Wnioski po obejrzeniu Once Upon a Time in Hollywod:
Chyba wydoroslal. Ale my tez. Dlatego jest jeszcze lepszy...
Dluuugi poczatek, i czlowiek mysli sobie, no dobra, a czego sie po latach spodziewac. Tarantinowski klimat, owszem- neony, Hollywod, dialogi, ale to wciaz nie to. Dobrze, czy zle, ze krew sie nie leje strumieniami? A w sumei to sie leje, ale jakos nie tak bezczelnie jak w calej reszcie filmoteki QT.
Pare wskazowek do czego historia nawiazuje: Polanski i piekna zona Sharon. Wyznawcy Charlesa Mansona. Gdzies tam pojawia sie nieletnia dzieci- kwiaty, blyskotliwie wkomponowana w opowiesc. Quentin nie bedzie przeciez szedl z pradem, jak mozna pod prad. Chyba nikt go nie podejrzewa o solidarnosc z #me2. Rzeczywistosc Hollywodu odmalowana wypisz wymaluj, tak na imprezie, jak i po. No i przy okazji, calkiem sporo polskie, polska, polski. Taka sobie niespodzianka; )
No i po przystawce, danie glowne. Kiedy dociera co wlasnie Quentin porobil i jak opowiedzial historie. Tytul, jak w pysk strzelil. Muzyka- swietna. Aktorzy, jak zwykle u QT bezblednie dobrani (jest nawet Luke Perry z Beverly Hills 90210; ) Dodaje realizmu brak wszystkich mozliwych mniejszosci, by zadowolic kazdego w ramach equality and diversity. Nie ma zadnej diversity. Sa biali mezczyzni z LA, w srednim wieku, z niepewna przyszloscia, z depresja. Ktos sie pokusi o interpretacje co artysta chcial powiedziec? ; )
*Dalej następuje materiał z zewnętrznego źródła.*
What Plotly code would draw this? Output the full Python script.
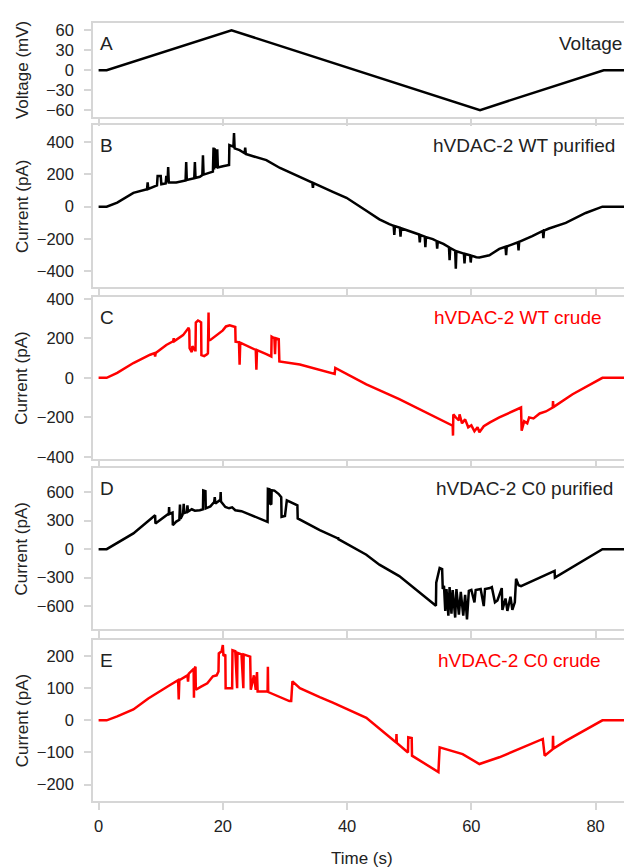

Podsumowjac- film swietny. Bezbledny. Wszystko dokladnie zaplanowane. Ten przydluuugawy jak flaki z olejem poczatek tez.
Jedyne rozczarowanie to Bruce Lee, ale nie napisze dlaczego, nie chce zepsuc
Czy warto? Dla fanow Tarantina- po stokroc warto! Dla nie fantow Tarantina- nie mam pojecia. Nie rozumiem jak mozna go nie lubic
Wypada oczywiscie co nieco wiedziec o morderstwie Tate. No, ale to zakladam, ze wiekszosc kinomaniakow zna.